The Man, The Myth, The Legend
If Disney princesses can be re-imagined with the Cage’s face, how much more can your fantasies be re-imagined with the hysterical, choking on air laugh of the Coppola family man?
Your life is too short to not be open to this. It might make you cringe, you might curl up into a ball and die laughing, or you may feel so creeped out and feel so far down the pit of the Internet that you decide his column is your only salvation.
I encourage you to wander into an imaginative galaxy with an actor you never really considered this deeply… and you may still be wondering how you even stumbled onto this article.
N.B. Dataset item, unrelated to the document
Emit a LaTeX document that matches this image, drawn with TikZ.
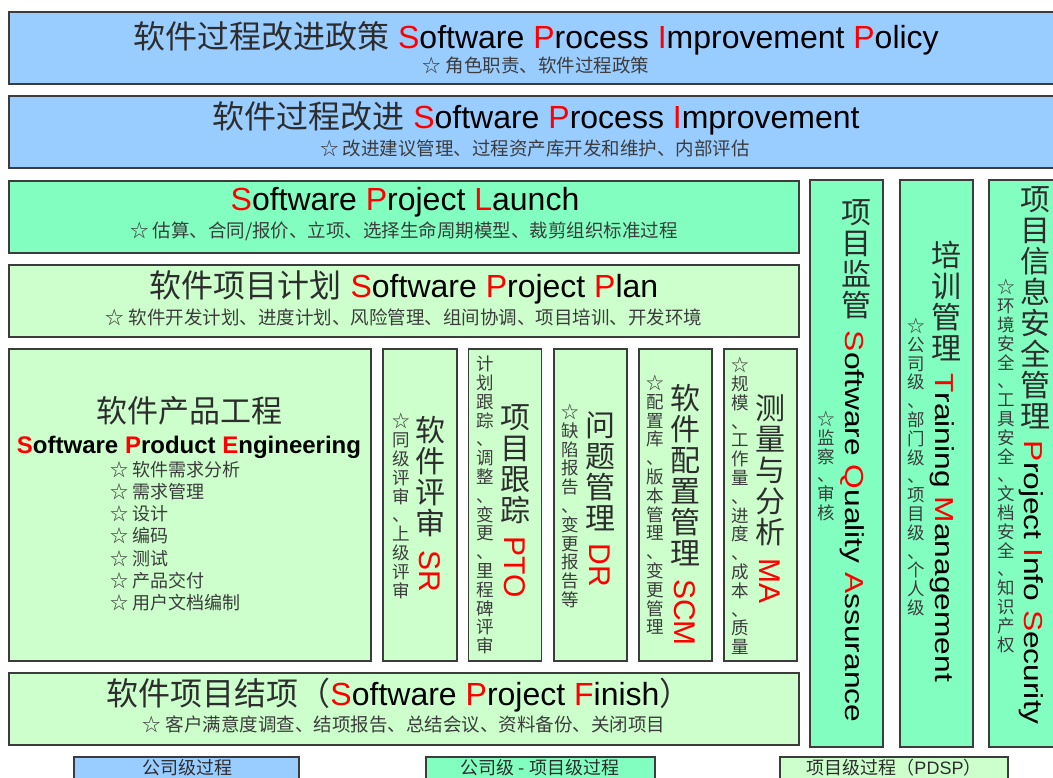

Final Thoughts, From the Cage
Is that sugar on your lips? Don’t worry, I’ll get that.
Girl, I’m the Ryan Gosling you’ve always wanted. I’m the real Uncle Jessie. I’m also the missing button from Kurt Cobain’s green cardigan. Girl, I think you’re a really great woman. I love hearing what you have on your mind. How about I pick you up at 8? Your skin smells like lavender angels somersaulting in the wind. Girl, you wanna be my Valentine? My Valentine for life?
Do you wish Nicolas Cage had a love advice column?
Final, Final Thoughts, From the Cage
Girl, it’s alright if you just want to be friends. I don’t just see you as an objectified utility.
I don’t mind getting to know you in a platonic way. Plato is one of my favorite philosophers. Do you like philosophy? I bet you do.
You are smart, beautiful, and funny. Yeah, we can be the best of friends. And if later down the line you start to like me and I’m single, we can mingle. You just keep pursuing your dreams. You’re going to get through grad school. I love you, girl.